As a Christian, you’re bound to run into people who claim that they have heard the voice of God. My first question is never, “What did He tell you?” It’s always, “What did He sound like?” The answers vary. My favorite came from a Pentecostal dentist: “He sounded like an avalanche.”
My wife says I lower my voice when talking to men. She says I soften my voice when I talk to women. I ask her what this might mean. “It means you’re like one of those puffer fish. When you feel threatened, you get big. When you feel safe, you stay small.”
I have an aunt from North Carolina everyone adores on account of her voice. People try to describe the way she sounds, but they can’t do it without the symbology of violence.
“Sounds like she smokes a pack a day.”
“Sounds like she gargled razor blades.”
“Sounds like she deep-throated a drill head.”
Her voice only sounds this way because she sings at her church three times a week. Her doctor told her to take it easy. She told him, “It’s not that simple. When the Spirit comes over me, I don’t have a choice. I have to sing until He’s through with me.”
I saw a story on the news about a DEA agent from Phoenix who went undercover, posing as a drug dealer to gain access to the inner circle of Mexico’s cartel. Agent Ford’s commitment to his role was impressive. Despite being a devoted husband and a new father, Ford served time in a maximum security prison, covered his body in tattoos, and willfully became a heroin addict, all in hopes of granting his facade the texture of reality. For several years, it seemed his act was convincing. Then he was murdered by a low-level drug lord from Toluca, and his decapitated body was discovered in the middle of the desert. After they arrested the murderer, the police asked him how he knew Agent Ford was undercover. The man from Toluca answered, “It was easy. He sounded like a cop.”
My wife is correct: my sex voice is strangely similar to my father voice. In both situations, I am doing something that thrills me but also scares me. This element of fear means I assume that someone is listening (even if they’re not), and I must prove to my audience that I know what I am doing (even when I don’t).
When a person I know asks me to read their work, I agree but secretly cringe. I cringe because I know that the mechanics will be competent, but the voice will be bland. The voice is always bland. I want to say to these people, “When you speak, you have a good, clear, strange voice! Use it! Bring it onto the page!” But I know it’s no use. They find someone literary who is not them, and that’s who they try to be.
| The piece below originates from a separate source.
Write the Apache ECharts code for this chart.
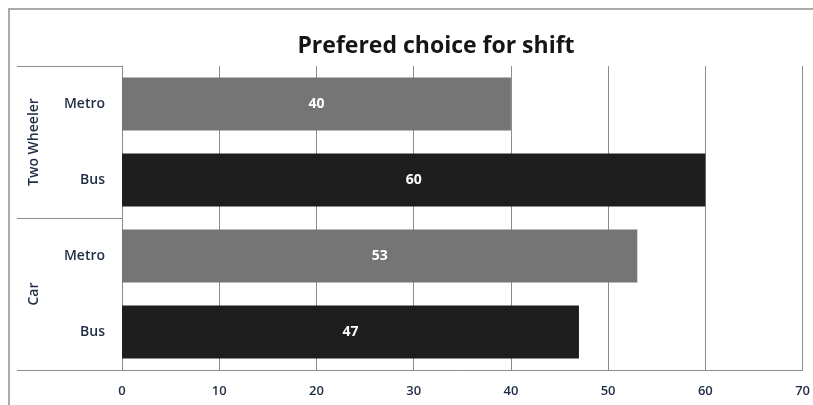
<!DOCTYPE html>
<html>
<head>
<meta charset="utf-8">
<script src="https://cdn.jsdelivr.net/npm/echarts@6/dist/echarts.min.js"></script>
<style>html,body{margin:0;padding:0;background:#fff;}#c{width:813px;height:405px;}</style>
</head>
<body>
<div id="c"></div>
<script>
var titleText = 'Prefered choice for shift';
var groups = ['Two Wheeler', 'Car'];
var modes = ['Metro', 'Bus', 'Metro', 'Bus'];
var values = [40, 60, 53, 47];
var modeColors = {Metro: '#757575', Bus: '#1e1e1e'};
var xTicks = [0, 10, 20, 30, 40, 50, 60, 70];

var chart = echarts.init(document.getElementById('c'));
var font = '"Open Sans", "Liberation Sans", sans-serif';
var labelColor = '#1f2d45';
chart.setOption({
  animation: false,
  backgroundColor: '#fff',
  title: {
    text: titleText, left: 431, top: 30, textAlign: 'center',
    textStyle: {fontFamily: font, fontSize: 23, fontWeight: 'bold', color: '#151515'}
  },
  graphic: [{
    type: 'line', shape: {x1: 8, y1: 9, x2: 813, y2: 9}, silent: true,
    style: {stroke: '#aaaaaa', lineWidth: 2}
  }, {
    type: 'line', shape: {x1: 9, y1: 8, x2: 9, y2: 405}, silent: true,
    style: {stroke: '#aaaaaa', lineWidth: 2}
  }],
  grid: {left: 122, right: 7, top: 66, bottom: 35, containLabel: false},
  xAxis: {
    type: 'value', min: xTicks[0], max: xTicks[xTicks.length - 1], interval: 10,
    axisLine: {show: true, lineStyle: {color: '#8c8c8c', width: 1}},
    axisTick: {show: false},
    axisLabel: {margin: 15, color: labelColor, fontFamily: font, fontSize: 13, fontWeight: 600},
    splitLine: {show: true, lineStyle: {color: '#8c8c8c', width: 1}}
  },
  yAxis: [{
    type: 'category', data: modes, inverse: true,
    axisLine: {show: true, lineStyle: {color: '#8c8c8c', width: 1}},
    axisTick: {show: false},
    axisLabel: {margin: 17, color: labelColor, fontFamily: font, fontSize: 14, fontWeight: 600}
  }, {
    type: 'category', data: groups, inverse: true, position: 'left',
    axisLine: {show: false},
    axisTick: {show: true, length: 105, lineStyle: {color: '#8c8c8c', width: 1}},
    axisLabel: {rotate: 90, margin: 81, color: labelColor, fontFamily: font, fontSize: 14, fontWeight: 600}
  }],
  series: [{
    type: 'bar', yAxisIndex: 0, barCategoryGap: '30%',
    data: values.map(function (v, i) {
      return {value: v, itemStyle: {color: modeColors[modes[i]]}};
    }),
    label: {show: true, position: 'inside', color: '#fff', fontFamily: font, fontSize: 14, fontWeight: 'bold'}
  }]
});
</script>
</body>
</html>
If my wife is correct that I have at least twenty-seven voices, then out in the world are at least twenty-seven versions of me. There are people who only know me through my church voice, and there are others who only know me through my neighbor voice, and a handful of people only know me through my writer voice. I would like to gather all these people in one room, and then I would like to eavesdrop as they compare notes on the man who is sometimes a writer, and sometimes a neighbor, and sometimes nothing more than a Christian at the liquor store talking shit on a Wednesday. I would like everyone to leave the meeting entirely confused.
It’s possible we cling to the idea of the unified voice because we refuse to give up the idea of a unified self. We want our self to be The Self—not one of a hundred selfs, all hanging like neatly pressed shirts in the closet of our mind, waiting to be picked out and put on. We want to believe that we are Someone, not anyone.
I like the voice of the character that Bob Dylan invented to deliver his songs to the world. I like that he is a thief, and that he refuses to apologize for stealing someone else’s singing and someone else’s words and someone else’s history. There is not a person named Bob Dylan, and the character we refer to as Bob Dylan would be the first one to tell you so.
On the night she delivered our fourth child, my wife fell asleep in her hospital bed. She held our daughter in her arms, and she dreamed, and from that dream came a voice I had never heard. It said, “He didn’t disappear. He’s still out there. He’s only hiding in the lemon grove.” In the morning, I told her this. She looked at me like I was crazy, and in the voice she used when we first fell in love, she said, “Lemon grove? I was dreaming about the ocean.”